DeviceMesh/DeviceGroup

These two classes are used to express hardware resource allocation and network topology. Twinkle’s data distribution and collection also depend on them.

DeviceGroup

@dataclass
class DeviceGroup:
    name: str
    ranks: Union[List[int], int]
    device_type: str
    visible_devices: Optional[str] = None  # Optional: explicitly set visible devices (e.g., "8,9")
    gpus_per_worker: int = 1

name: Resource group name
ranks: Occupied hardware list, only supports int type for CPU resources
device_type: Hardware type, such as GPU/CPU/NPU, etc.
visible_devices: Visible resource list, used when you only want to use part of the rank’s hardware
gpus_per_worker: How much hardware each worker occupies

If training RL, developers can construct multiple such groups and assign corresponding models and samplers into them.

DeviceMesh

DeviceMesh carries component topology and distributed parallel information. This class is passed within components for data distribution and data collection.

@dataclass
class DeviceMesh:
    ...

    @staticmethod
    def from_sizes(*, world_size: int = 1, dp_size: int = 1, fsdp_size: int = None, tp_size: int = None,
                   pp_size: int = None, ulysses_size: int = None, cp_size: int = None, ep_size: int = None,
                   etp_size: int = None,vpp_size: int = None, device_type: str = 'cuda', sequence_parallel: bool = False) -> "DeviceMesh":
        ...

It is recommended to use from_sizes to construct it.

Let’s give an example:

sampler_device_mesh = DeviceMesh.from_sizes(dp_size=4)
actor_device_mesh = DeviceMesh.from_sizes(dp_size=2, pp_size=2, tp_size=2)

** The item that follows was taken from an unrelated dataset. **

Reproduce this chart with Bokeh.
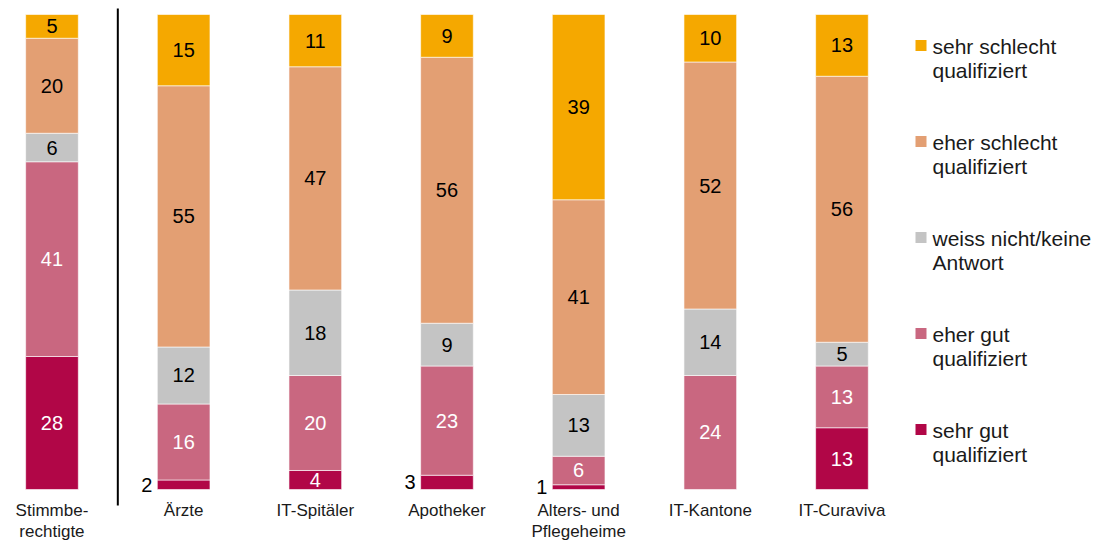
from bokeh.plotting import figure
from bokeh.models import ColumnDataSource, Range1d
from bokeh.core.properties import value
from bokeh.embed import file_html
from bokeh.resources import INLINE

# ---- data ----
categories = ["Stimmbe-\nrechtigte", "Ärzte", "IT-Spitäler", "Apotheker",
              "Alters- und\nPflegeheime", "IT-Kantone", "IT-Curaviva"]
sehr_gut = [28, 2, 4, 3, 1, 0, 13]
eher_gut = [41, 16, 20, 23, 6, 24, 13]
weiss_nicht = [6, 12, 18, 9, 13, 14, 5]
eher_schlecht = [20, 55, 47, 56, 41, 52, 56]
sehr_schlecht = [5, 15, 11, 9, 39, 10, 13]

series_keys = ["sehr_gut", "eher_gut", "weiss_nicht", "eher_schlecht", "sehr_schlecht"]
series_values = [sehr_gut, eher_gut, weiss_nicht, eher_schlecht, sehr_schlecht]
legend_labels = ["sehr gut\nqualifiziert", "eher gut\nqualifiziert",
                 "weiss nicht/keine\nAntwort", "eher schlecht\nqualifiziert",
                 "sehr schlecht\nqualifiziert"]
colors = ["#B10647", "#C96780", "#C4C4C4", "#E39F73", "#F5A800"]
label_colors = ["white", "white", "black", "black", "black"]

FONT = "Liberation Sans"
W, H = 1094, 540
X0, X1 = -0.391, 7.918
Y0, Y1 = -10.74, 102.95


def px_x(px):
    return X0 + px / W * (X1 - X0)


def px_y(py):
    return Y1 - py / H * (Y1 - Y0)


xs = list(range(len(categories)))
data = {"x": xs}
for k, v in zip(series_keys, series_values):
    data[k] = v
src = ColumnDataSource(data)

p = figure(width=W, height=H, output_backend="svg", toolbar_location=None,
           x_range=Range1d(X0, X1), y_range=Range1d(Y0, Y1),
           x_axis_location=None, y_axis_location=None, min_border=0,
           outline_line_color=None, background_fill_color="white")
p.grid.visible = False

BAR_W = 0.4
renderers = p.vbar_stack(series_keys, x="x", width=BAR_W, source=src, color=colors,
                         line_color="white", line_width=0.6)

# value labels
lx, ly, lt, lc, la, lo = [], [], [], [], [], []
for i in xs:
    base = 0
    for s, vals in enumerate(series_values):
        v = vals[i]
        if v > 0:
            if v <= 3:
                lx.append(i - BAR_W / 2); la.append("right"); lo.append(-5); lc.append("black")
            else:
                lx.append(i); la.append("center"); lo.append(0); lc.append(label_colors[s])
            ly.append(base + v / 2)
            lt.append(str(v))
        base += v
lsrc = ColumnDataSource(dict(x=lx, y=ly, text=lt, color=lc, align=la, off=lo))
p.text(x="x", y="y", text="text", source=lsrc, text_color="color", text_align="align",
       x_offset="off", text_baseline="middle", text_font=value(FONT), text_font_size="20px")

# category labels
csrc = ColumnDataSource(dict(x=xs, y=[px_y(500.5)] * len(xs), text=categories))
p.text(x="x", y="y", text="text", source=csrc, text_align="center", text_baseline="top",
       text_font=value(FONT), text_font_size="17px", text_color="#1a1a1a",
       text_line_height=1.12)

# separator between first bar and the rest
sep_x = (xs[0] + xs[1]) / 2
p.segment(x0=[sep_x], y0=[px_y(505)], x1=[sep_x], y1=[px_y(8)],
          line_color="black", line_width=2)

# legend (top to bottom: reversed stack order)
order = list(reversed(range(len(series_keys))))
leg_sq_y = [px_y(45 + 96 * k) for k in range(len(order))]
leg_tx_y = [px_y(34 + 96 * k) for k in range(len(order))]
p.scatter(x=[px_x(920.5)] * len(order), y=leg_sq_y, marker="square", size=11,
          color=[colors[s] for s in order], line_color=None)
p.text(x=[px_x(932)] * len(order), y=leg_tx_y, text=[legend_labels[s] for s in order],
       text_align="left", text_baseline="top", text_font=value(FONT),
       text_font_size="21px", text_color="#1a1a1a", text_line_height=1.05)

open("out.html", "w").write(file_html(p, INLINE))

dataloader = DataLoader(...)
sampler = vLLMSampler(..., device_mesh=sampler_device_mesh, remote_group=...)
actor = MegatronModel(..., device_mesh=actor_device_mesh, remote_group=...)

for data in dataloader:
    sampler_output = sampler.sample(data)
    input_data = [seq.new_input_feature for response in sampler_output for seq in response.sequences]
    ...
    model_output = actor.forward(input_data)

We analyze the data transfer situation using the pseudo-code above.

dataloader fetches data -> distributes to sampler according to dp_size=4 -> collects data according to dp_size=4 -> distributes to model according to dp_size=2 -> collects output according to dp_size=2

Through DeviceMesh, data flow can be smoothly transferred between various groups and components.

Data distribution judgment is performed by the get_slice method of DeviceMesh:

batch[device_mesh.get_slice(len(batch))]

get_slice calculates which dp group the current worker belongs to based on the current rank and obtains the corresponding data. This process occurs in the DeviceMeshSampler of DataLoader, and also in the dispatch and collect of remote_class.